Prices for the best properties have lost 11.8% of their value from the peak of 2007, while those blighted by factors such as location, noise pollution or neighbours have dropped in value by more than a quarter, according to research by Savills.
The sharpest price falls have been seen in the lower price bands, and the ‘traditionally more volatile’ prime London market.
‘No property has escaped the falling market, but the best properties have been sheltered by their intrinsic rarity and quality,’ says Lucian Cook, director of Savills Research. ‘In a market where cash remains king these properties are significantly easier to sell. Despite having fallen less sharply than other properties, buyers increasingly recognise their current value compared to peak.’

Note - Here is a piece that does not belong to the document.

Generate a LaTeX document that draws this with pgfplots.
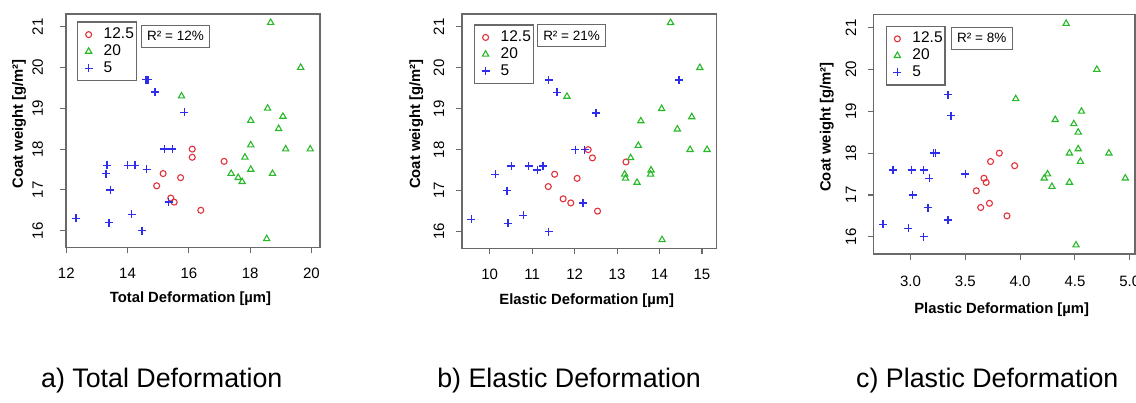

Properties priced below £500,000 and that suffer from some sort of blight have fallen the most: 29% off their peak value. By contrast, the best properties in the same price band lost only just over 14% of their value. At the other end of the market, the best properties over £2million have dropped by just 11% and the worst by 26%.
‘The bottom end of the market has been hit by a lack of mortgage finance, with the mid tier succumbing to the fear of job losses and reduced bonus expectations, particularly in the wake of the collapse of Lehman Brothers which impacted most immediately and significantly on the prime London market.
‘Prices in the mid tier are now beginning to show signs of stabilising, particularly in the best prime London locations. We are seeing good quality homes in coveted locations attracting growing interest from cash and equity rich buyers. They are recognising that there is now value in quality, and the ‘best’, if realistically priced, will be the first to buck the trend and show signs of price growth when the market turns.’